From: milt@vicor-nb.com (milt)
To: freebsd-gnats-submit@freebsd.org, milt@moth.vicor-nb.com,
	tedm@toybox.placo.com
Cc:  
Subject: Re: kern/11226: Invalid files on disk after fsync
Date: Sun, 12 Sep 1999 14:10:10 -0700 (PDT)

 HIYA
 
 >  I was struck by the similarities between this and what happens with our
 > news server.
 >  
 >    Once every 2 or 3 months I come in to find the server rebooted itself
 >  during the night - and I'm sure it's due to a SCSI error because the news
 >  spool is always scrambled.  Usually, multiple invocations of fsck will
 >  eventually clear the garbage out but I've had to regenerate the spools once
 >  because of it.
 >  
 >    The only one time that I have ever seen anything in the message log
 >  regarding this is a rather cryptic log entry:
 >  
 >  Aug 11 06:12:59 herald /kernel: biodone: buffer already done
 >  
 >  This was made seconds before the system rebooted itself during one of those
 >  times.
 >  
 >  The server has done up to 2 million articles in a day and I'm sure that it's
 >  during the peak times that this has happened.
 >  
 >  I suspect there is some sequencing bug or other within the Adaptec SCSI
 >  driver - of course I'm running with all go-fast options turned on including
 >  async mounts on the spools.  Output of dmesg follows:
 
 This problem has been one of the most frustrating I have encountered.   I
 think, Ted, that you are the only one in the world who ever really
 believed my description.
 
 What I don't see in the current problem report is that we eventually
 realized that the problem was always accompanied by an invalid disk address
 in an inode.  We found that the disk fragment listed for file address
 0xA000 for one or more files had one or both of the bits in 0x18000 cleared.
 
 That still got us nowhere.   It did explain why fsck was going nuts and
 destroying all sorts of things when this happened.
 
 Two things make this frustrating:
 
 1. I tried for weeks to make it happen in a test environment.   Got a few
    failures, but never in any controlled manner so I was never able to
    reproduce the failure reliably.
 
 2. We managed to get out of the soup without understanding or fixing the
    problem.  (I hate when that happens!)
 
    a. We now mount all file systems with noatime.  Since most of our
       accesses are reads, noatime cuts the inode writes down quite a bit and
 	  this change reduced the problem from about 6 a week to about 1 every
 	  two weeks.  (I don't have very good numbers on the frequency, the 
 	  problems were spread out over 20 different hosts in 3 cities.)
 
 	  (It's rw,noatime in fstab - see man mount)   It's one of the speedup
 	  things so probably you already have it.
 
    b. The problem has dissappeared.  We haven't had trouble in the past
       coupla months.  I can't prove why, but I think its because we are
 	  using NFS less these days.  (Some perl scripts running on the
 	  offensive hosts are now using non-NFS methods to get data from other
 	  hosts - NFS traffic is reduced but not yet eliminated.)
 
 You sure have my sympathy.  I bet it ain't fun watching files dissappear as
 you run fsck multiple times on your 50+ gig system!
 
State-Changed-From-To: open->feedback 
State-Changed-By: alfred 
State-Changed-When: Tue Jun 6 03:05:16 PDT 2000 
State-Changed-Why:  
Very old PR, waiting for feedback if 4.0 addresses the issue. 
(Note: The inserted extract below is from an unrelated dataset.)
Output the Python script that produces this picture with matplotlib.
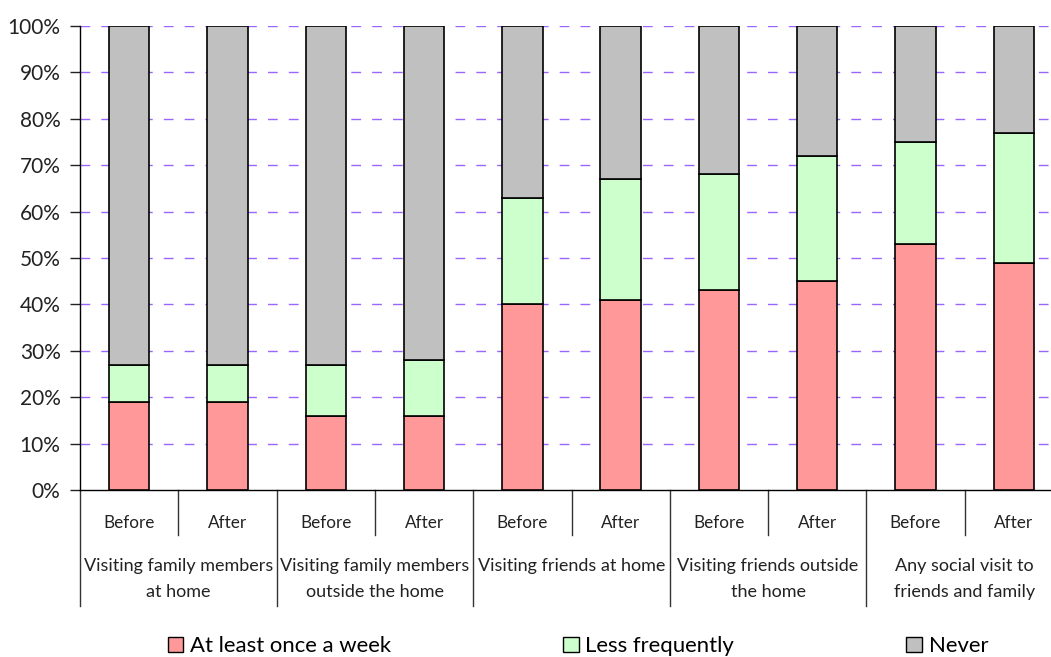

Responsible-Changed-From-To: freebsd-bugs->alfred 
Responsible-Changed-By: alfred 
Responsible-Changed-When: Tue Jun 6 03:05:16 PDT 2000 
Responsible-Changed-Why:  
Cleaning PRs, would like feedback. 

http://www.freebsd.org/cgi/query-pr.cgi?pr=11226 
State-Changed-From-To: feedback->closed 
State-Changed-By: alfred 
State-Changed-When: Mon Jun 26 11:34:51 PDT 2000 
State-Changed-Why:  
no feedback and no recent problems reported that are the same. 

http://www.freebsd.org/cgi/query-pr.cgi?pr=11226 
>Unformatted:
 Reply-To: milt@vicor-nb.com
 X-send-pr-version: 3.2